The decision is under appeal. The notice of appeal focusses on the Court’s conclusions pertaining to the corrosion exclusion, including whether it was meant to exclude all types of corrosion, limiting the exclusion to non-fortuitous corrosion, and findings concerning FM’s witnesses conceding that not all corrosion was excluded. The appeal also contests the Court’s conclusions on the resulting physical damage exception on these facts, and its application to the loss of use of the reactor. The idle period exclusion, nuclear radiation exclusion and interest conclusions are also under appeal.
With the complex and unique fact scenario further applied to the nuances of policy interpretation, the appeal decision will certainly provide further substantive commentary on most of the above-mentioned issues. But ultimately, the decision’s commentary on interest could avoid those complexities and so may have a longer lasting, and thus greater impact, than the case’s comments on particular exclusions, or the phrase resulting physical damage.

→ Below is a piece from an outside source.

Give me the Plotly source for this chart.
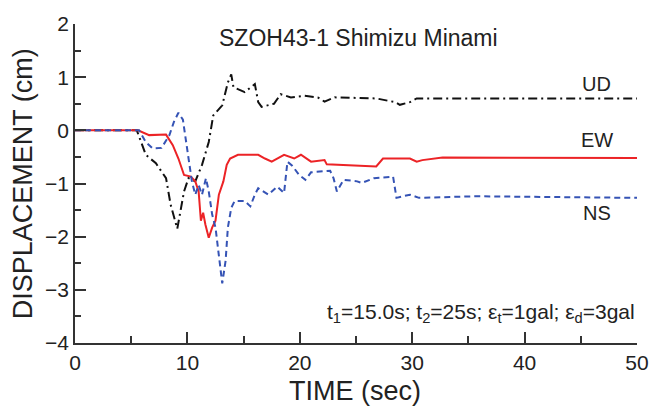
import plotly.graph_objects as go

# ---- data ----
t_ud = [0, 5.5, 6.3, 7.2, 8.1, 8.5, 9.1, 9.7, 10.1, 10.7, 11.3, 11.9, 12.3, 13.1, 13.6, 13.9,
        14.1, 15.1, 16.0, 16.3, 16.6, 17.7, 18.3, 19.2, 20.4, 21.6, 22.2, 23.1, 26.8, 28.5,
        28.9, 29.8, 30.4, 50]
d_ud = [0, 0, -0.46, -0.62, -0.9, -1.39, -1.85, -1.15, -0.9, -0.96, -0.65, -0.22, 0.28, 0.47,
        0.9, 1.05, 0.81, 0.72, 0.87, 0.53, 0.44, 0.5, 0.68, 0.62, 0.65, 0.62, 0.54, 0.62, 0.6,
        0.53, 0.48, 0.53, 0.6, 0.6]

t_ew = [0, 5.6, 6.6, 8.1, 8.7, 9.2, 9.7, 10.3, 10.7, 11.0, 11.2, 11.4, 11.6, 11.9, 12.2, 12.5,
        12.8, 13.2, 13.5, 13.8, 14.5, 16.3, 16.9, 17.5, 18.6, 19.5, 20.1, 21.0, 22.2, 22.4,
        26.8, 27.4, 29.8, 30.4, 30.9, 32.7, 50]
d_ew = [0, 0, -0.09, -0.08, -0.28, -0.53, -0.84, -0.87, -0.96, -1.15, -1.7, -1.55, -1.77, -2.02,
        -1.83, -1.7, -1.21, -0.96, -0.65, -0.53, -0.46, -0.46, -0.53, -0.59, -0.46, -0.53, -0.46,
        -0.59, -0.56, -0.64, -0.68, -0.53, -0.53, -0.59, -0.56, -0.51, -0.52]

t_ns = [0, 5.7, 6.3, 6.9, 7.7, 8.4, 8.8, 9.2, 9.6, 10.0, 10.4, 10.7, 11.0, 11.3, 11.65, 11.9,
        12.2, 12.5, 12.8, 13.1, 13.4, 13.6, 13.9, 14.2, 15.1, 15.6, 16.0, 16.3, 17.2, 18.0, 18.6,
        18.9, 19.3, 19.95, 20.5, 21.0, 22.7, 23.0, 23.3, 23.9, 25.1, 25.5, 26.6, 28.3, 28.6,
        29.8, 30.6, 35.6, 50]
d_ns = [0, 0, -0.22, -0.34, -0.33, -0.09, 0.16, 0.33, 0.2, -0.34, -0.96, -1.21, -1.03, -1.21,
        -0.9, -1.15, -1.58, -1.83, -2.39, -2.88, -2.45, -1.83, -1.46, -1.33, -1.33, -1.43, -1.21,
        -1.09, -1.21, -1.06, -1.18, -0.59, -0.66, -0.84, -0.93, -0.79, -0.76, -0.9, -1.15, -0.93,
        -0.96, -0.99, -0.9, -0.87, -1.27, -1.21, -1.27, -1.24, -1.27]

labels = ["UD", "EW", "NS"]
label_x = [46.4, 46.4, 46.4]
label_y = [0.87, -0.18, -1.55]

title_text = "SZOH43-1 Shimizu Minami"
note_text = ("t<sub>1</sub>=15.0s; t<sub>2</sub>=25s; "
             "ε<sub>t</sub>=1gal; ε<sub>d</sub>=3gal")

FONT = "Arial, Liberation Sans, sans-serif"

fig = go.Figure()
fig.add_trace(go.Scatter(x=t_ud, y=d_ud, mode="lines", name="UD",
                         line=dict(color="#111111", width=2, dash="9px,4px,2px,4px")))
fig.add_trace(go.Scatter(x=t_ew, y=d_ew, mode="lines", name="EW",
                         line=dict(color="#ec2326", width=2)))
fig.add_trace(go.Scatter(x=t_ns, y=d_ns, mode="lines", name="NS",
                         line=dict(color="#3553b5", width=2, dash="6px,4px")))

for lab, lx, ly in zip(labels, label_x, label_y):
    fig.add_annotation(x=lx, y=ly, text=lab, showarrow=False,
                       font=dict(family=FONT, size=20, color="#222"),
                       xanchor="center", yanchor="middle")

fig.add_annotation(xref="paper", yref="paper", x=0.505, y=0.957, text=title_text,
                   showarrow=False, font=dict(family=FONT, size=23, color="#222"),
                   xanchor="center", yanchor="middle")
fig.add_annotation(xref="paper", yref="paper", x=1.0, y=0.093, text=note_text,
                   showarrow=False, font=dict(family=FONT, size=21, color="#222"),
                   xanchor="right", yanchor="middle")
fig.add_annotation(xref="paper", yref="paper", x=0.498, y=-0.149, text="TIME (sec)",
                   showarrow=False, font=dict(family=FONT, size=27, color="#222"),
                   xanchor="center", yanchor="middle")
fig.add_annotation(xref="paper", yref="paper", x=-0.093, y=0.5, text="DISPLACEMENT (cm)",
                   showarrow=False, textangle=-90, font=dict(family=FONT, size=27, color="#222"),
                   xanchor="center", yanchor="middle")

axis_common = dict(showline=True, linecolor="#333", linewidth=1.5, ticks="inside",
                   tickcolor="#333", tickwidth=1.5, ticklen=11, showgrid=False,
                   zeroline=False, tickfont=dict(family=FONT, size=21, color="#222"),
                   mirror=False)

fig.update_xaxes(range=[0, 50], tick0=0, dtick=10,
                 minor=dict(ticks="inside", ticklen=7, dtick=5, tickcolor="#333", tickwidth=1.5),
                 **axis_common)
fig.update_yaxes(range=[-4, 2], tick0=0, dtick=1,
                 minor=dict(ticks="inside", ticklen=6, dtick=0.5, tickcolor="#333", tickwidth=1.5),
                 **axis_common)

fig.update_layout(width=661, height=409, margin=dict(l=75, r=18, t=21, b=66),
                  paper_bgcolor="white", plot_bgcolor="white", showlegend=False)

fig.write_html("out.html")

With this decision, the Court makes clear that awarding compound interest in a commercial context need not necessarily be linked to punishing a party for wrongdoing. Rather, by awarding compound interest, and at a rate higher than the CJA, courts could better serve to compensate insureds for the true losses suffered, while contemporaneously discouraging profit through the refusal to pay covered claims. By awarding compound interest, this decision gives further warning to be cautious about coverage denials.
¹ Rory Barnable is an insurance coverage lawyer and the principal of Barnable Law P.C.